### Goal:
Sift the listing for lines that hold the string "this" and pull them out.
Start of Stored records
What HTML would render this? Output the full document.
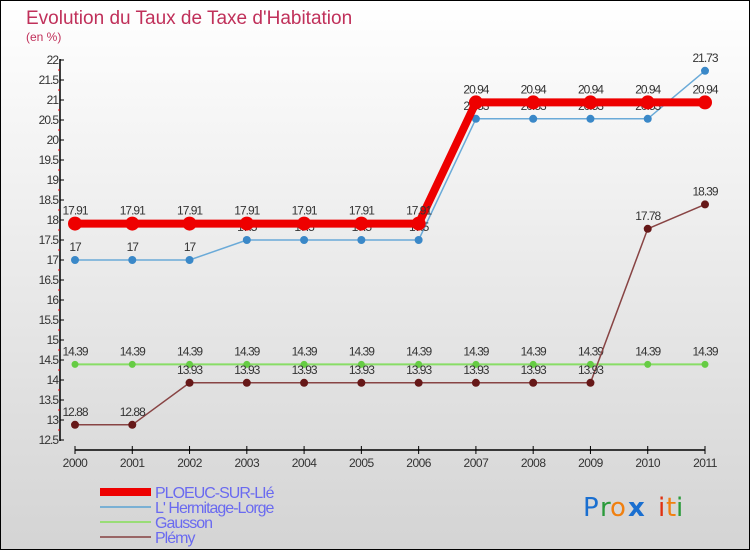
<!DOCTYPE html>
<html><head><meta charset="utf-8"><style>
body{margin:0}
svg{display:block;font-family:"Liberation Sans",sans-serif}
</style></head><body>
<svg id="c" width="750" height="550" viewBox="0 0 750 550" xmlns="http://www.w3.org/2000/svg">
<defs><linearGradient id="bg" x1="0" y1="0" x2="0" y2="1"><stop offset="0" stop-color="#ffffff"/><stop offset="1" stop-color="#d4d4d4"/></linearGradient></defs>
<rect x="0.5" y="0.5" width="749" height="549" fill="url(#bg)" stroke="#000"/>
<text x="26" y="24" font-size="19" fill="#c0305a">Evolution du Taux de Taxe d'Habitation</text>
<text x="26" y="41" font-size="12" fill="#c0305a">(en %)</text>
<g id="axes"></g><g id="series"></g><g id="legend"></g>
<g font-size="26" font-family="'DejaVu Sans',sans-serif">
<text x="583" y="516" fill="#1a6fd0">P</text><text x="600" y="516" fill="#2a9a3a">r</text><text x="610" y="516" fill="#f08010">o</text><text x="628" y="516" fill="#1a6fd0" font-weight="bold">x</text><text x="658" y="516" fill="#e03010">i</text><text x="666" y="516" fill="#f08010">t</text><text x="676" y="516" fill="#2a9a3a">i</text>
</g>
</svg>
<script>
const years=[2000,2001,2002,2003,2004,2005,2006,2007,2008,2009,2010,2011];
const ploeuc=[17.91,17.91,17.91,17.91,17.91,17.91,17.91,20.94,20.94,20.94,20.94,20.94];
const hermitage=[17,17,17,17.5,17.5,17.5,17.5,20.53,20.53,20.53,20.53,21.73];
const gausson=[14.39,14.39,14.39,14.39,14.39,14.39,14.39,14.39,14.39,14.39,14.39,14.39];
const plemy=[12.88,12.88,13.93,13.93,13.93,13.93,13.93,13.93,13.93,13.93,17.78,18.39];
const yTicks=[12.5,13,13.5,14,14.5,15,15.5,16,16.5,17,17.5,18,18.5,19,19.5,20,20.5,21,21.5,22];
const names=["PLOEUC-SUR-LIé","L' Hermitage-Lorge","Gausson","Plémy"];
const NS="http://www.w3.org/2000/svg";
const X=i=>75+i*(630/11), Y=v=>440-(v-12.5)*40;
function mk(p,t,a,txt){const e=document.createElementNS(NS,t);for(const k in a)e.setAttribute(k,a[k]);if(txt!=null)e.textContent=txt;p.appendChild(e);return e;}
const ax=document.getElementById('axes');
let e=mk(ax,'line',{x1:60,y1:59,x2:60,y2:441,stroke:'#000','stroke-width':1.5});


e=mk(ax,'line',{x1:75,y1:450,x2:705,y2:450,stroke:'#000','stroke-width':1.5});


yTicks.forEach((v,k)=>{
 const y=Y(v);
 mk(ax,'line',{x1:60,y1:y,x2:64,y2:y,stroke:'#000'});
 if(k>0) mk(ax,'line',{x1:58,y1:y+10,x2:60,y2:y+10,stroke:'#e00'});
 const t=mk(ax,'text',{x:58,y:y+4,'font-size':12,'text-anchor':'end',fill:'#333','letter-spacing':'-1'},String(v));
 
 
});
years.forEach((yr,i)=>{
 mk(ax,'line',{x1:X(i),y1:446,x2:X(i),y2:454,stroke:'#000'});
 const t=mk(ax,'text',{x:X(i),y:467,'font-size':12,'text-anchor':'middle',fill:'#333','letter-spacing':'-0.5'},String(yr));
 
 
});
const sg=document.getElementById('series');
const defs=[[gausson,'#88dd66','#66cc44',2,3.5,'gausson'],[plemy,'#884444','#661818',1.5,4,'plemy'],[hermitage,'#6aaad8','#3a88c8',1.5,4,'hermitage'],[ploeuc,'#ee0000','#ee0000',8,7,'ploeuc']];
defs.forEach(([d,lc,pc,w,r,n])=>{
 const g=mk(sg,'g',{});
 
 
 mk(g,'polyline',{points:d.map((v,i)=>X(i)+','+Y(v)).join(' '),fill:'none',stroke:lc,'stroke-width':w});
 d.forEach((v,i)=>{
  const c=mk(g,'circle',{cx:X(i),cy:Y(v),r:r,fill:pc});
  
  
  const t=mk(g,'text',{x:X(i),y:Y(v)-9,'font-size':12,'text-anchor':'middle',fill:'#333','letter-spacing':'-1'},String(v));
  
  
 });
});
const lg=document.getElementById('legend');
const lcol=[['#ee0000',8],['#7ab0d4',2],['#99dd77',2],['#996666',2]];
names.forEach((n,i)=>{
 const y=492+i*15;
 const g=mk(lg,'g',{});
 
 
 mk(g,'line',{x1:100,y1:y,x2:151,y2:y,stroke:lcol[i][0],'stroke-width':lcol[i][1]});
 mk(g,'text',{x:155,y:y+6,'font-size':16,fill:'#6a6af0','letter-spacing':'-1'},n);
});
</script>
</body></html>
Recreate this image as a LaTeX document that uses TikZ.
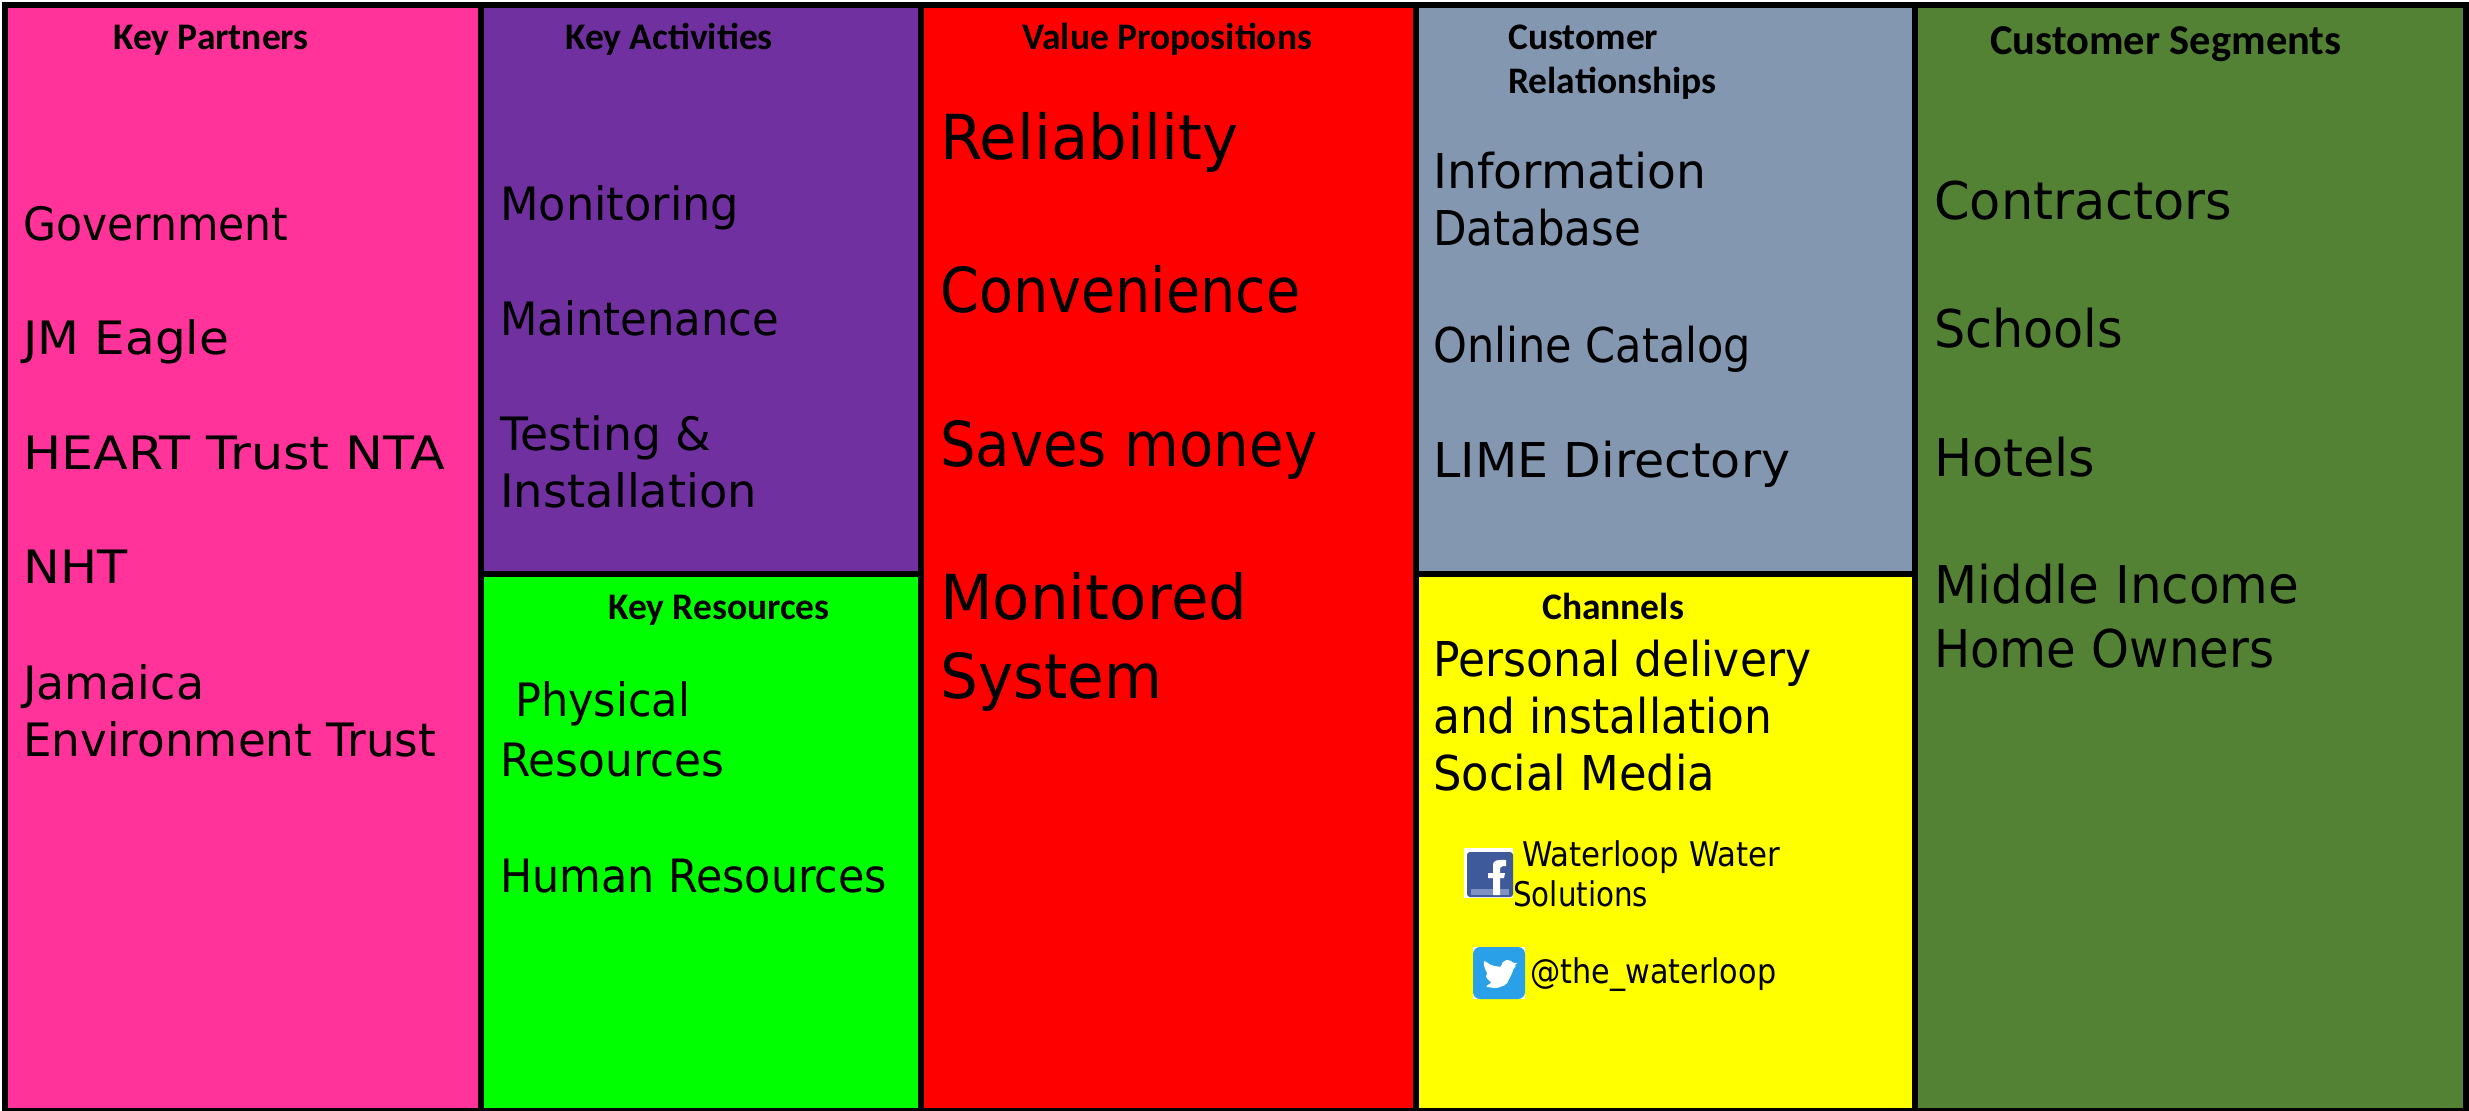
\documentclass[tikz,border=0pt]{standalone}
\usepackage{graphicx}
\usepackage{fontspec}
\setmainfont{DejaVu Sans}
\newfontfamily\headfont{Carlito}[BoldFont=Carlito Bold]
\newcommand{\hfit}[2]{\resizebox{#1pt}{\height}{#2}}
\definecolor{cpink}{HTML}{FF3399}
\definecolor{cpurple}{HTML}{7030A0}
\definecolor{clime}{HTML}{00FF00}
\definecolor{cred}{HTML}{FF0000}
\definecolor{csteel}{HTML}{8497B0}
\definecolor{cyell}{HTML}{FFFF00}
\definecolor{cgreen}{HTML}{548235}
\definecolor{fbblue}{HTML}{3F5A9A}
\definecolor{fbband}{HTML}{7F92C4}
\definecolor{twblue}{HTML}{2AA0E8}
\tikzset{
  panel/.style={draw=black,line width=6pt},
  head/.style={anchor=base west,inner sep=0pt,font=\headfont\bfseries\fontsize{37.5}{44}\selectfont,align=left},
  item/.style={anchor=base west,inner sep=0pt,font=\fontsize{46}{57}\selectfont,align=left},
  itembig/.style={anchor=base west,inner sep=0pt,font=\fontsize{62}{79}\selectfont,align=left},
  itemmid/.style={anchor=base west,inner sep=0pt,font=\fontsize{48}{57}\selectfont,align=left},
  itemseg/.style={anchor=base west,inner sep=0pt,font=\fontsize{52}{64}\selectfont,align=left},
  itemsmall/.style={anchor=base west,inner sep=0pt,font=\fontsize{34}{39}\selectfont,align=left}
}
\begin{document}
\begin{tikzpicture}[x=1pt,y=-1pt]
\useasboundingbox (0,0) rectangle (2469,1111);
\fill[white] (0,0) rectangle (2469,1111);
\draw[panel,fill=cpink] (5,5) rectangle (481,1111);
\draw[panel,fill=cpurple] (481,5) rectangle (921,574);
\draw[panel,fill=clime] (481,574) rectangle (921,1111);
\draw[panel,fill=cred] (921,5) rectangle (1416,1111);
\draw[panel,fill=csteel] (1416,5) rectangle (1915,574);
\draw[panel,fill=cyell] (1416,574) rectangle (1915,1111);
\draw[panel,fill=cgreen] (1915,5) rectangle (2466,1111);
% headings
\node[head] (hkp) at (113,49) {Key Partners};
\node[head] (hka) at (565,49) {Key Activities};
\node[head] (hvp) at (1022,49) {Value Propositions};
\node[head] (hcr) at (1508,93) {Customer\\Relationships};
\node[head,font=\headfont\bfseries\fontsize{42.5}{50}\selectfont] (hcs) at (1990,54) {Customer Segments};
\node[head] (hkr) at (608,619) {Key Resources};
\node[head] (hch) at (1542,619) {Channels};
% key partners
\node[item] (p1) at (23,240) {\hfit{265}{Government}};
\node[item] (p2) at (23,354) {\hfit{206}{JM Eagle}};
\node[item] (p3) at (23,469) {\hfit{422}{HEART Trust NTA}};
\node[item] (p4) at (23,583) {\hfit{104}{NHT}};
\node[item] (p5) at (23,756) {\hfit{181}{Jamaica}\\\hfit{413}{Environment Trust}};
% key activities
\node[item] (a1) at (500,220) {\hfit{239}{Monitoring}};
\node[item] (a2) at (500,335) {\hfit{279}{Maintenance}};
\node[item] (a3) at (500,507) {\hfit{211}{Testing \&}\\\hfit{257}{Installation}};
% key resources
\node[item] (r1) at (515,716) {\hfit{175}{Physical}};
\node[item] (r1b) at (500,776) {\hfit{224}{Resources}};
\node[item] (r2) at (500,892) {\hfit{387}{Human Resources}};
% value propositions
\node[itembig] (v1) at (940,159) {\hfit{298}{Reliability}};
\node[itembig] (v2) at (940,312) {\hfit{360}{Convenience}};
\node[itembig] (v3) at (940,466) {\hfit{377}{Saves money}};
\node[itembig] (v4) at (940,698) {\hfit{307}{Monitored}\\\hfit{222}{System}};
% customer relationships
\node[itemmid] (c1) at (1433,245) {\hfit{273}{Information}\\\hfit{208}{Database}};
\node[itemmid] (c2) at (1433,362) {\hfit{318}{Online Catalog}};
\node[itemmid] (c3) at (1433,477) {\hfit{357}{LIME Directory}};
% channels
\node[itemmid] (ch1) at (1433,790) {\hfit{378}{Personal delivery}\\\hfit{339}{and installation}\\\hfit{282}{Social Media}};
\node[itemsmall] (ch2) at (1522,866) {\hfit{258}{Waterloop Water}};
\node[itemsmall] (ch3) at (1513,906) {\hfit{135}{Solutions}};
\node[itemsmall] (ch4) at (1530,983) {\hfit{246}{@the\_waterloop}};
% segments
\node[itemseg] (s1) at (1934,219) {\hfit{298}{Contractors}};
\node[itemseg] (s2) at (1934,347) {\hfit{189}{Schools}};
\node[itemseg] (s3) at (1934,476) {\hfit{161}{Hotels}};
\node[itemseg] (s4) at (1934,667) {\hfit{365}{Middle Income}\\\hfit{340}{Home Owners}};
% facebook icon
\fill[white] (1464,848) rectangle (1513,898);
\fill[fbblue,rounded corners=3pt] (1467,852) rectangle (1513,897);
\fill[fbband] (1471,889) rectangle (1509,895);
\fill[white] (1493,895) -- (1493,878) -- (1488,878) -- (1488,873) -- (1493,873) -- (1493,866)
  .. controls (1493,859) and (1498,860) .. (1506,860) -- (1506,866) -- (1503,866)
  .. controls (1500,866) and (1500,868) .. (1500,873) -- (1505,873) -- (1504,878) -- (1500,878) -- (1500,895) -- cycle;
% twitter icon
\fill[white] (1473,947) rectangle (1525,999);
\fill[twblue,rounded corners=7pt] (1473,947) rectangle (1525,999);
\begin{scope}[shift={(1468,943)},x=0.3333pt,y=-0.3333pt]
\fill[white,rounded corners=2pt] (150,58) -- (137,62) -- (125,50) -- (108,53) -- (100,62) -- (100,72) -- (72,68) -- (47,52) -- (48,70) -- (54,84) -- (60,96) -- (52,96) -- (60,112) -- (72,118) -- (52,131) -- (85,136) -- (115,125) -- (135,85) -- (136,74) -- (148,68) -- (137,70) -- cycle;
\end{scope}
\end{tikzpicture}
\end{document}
End of Stored records
### In response:
What HTML would render this? Output the full document.
Recreate this image as a LaTeX document that uses TikZ.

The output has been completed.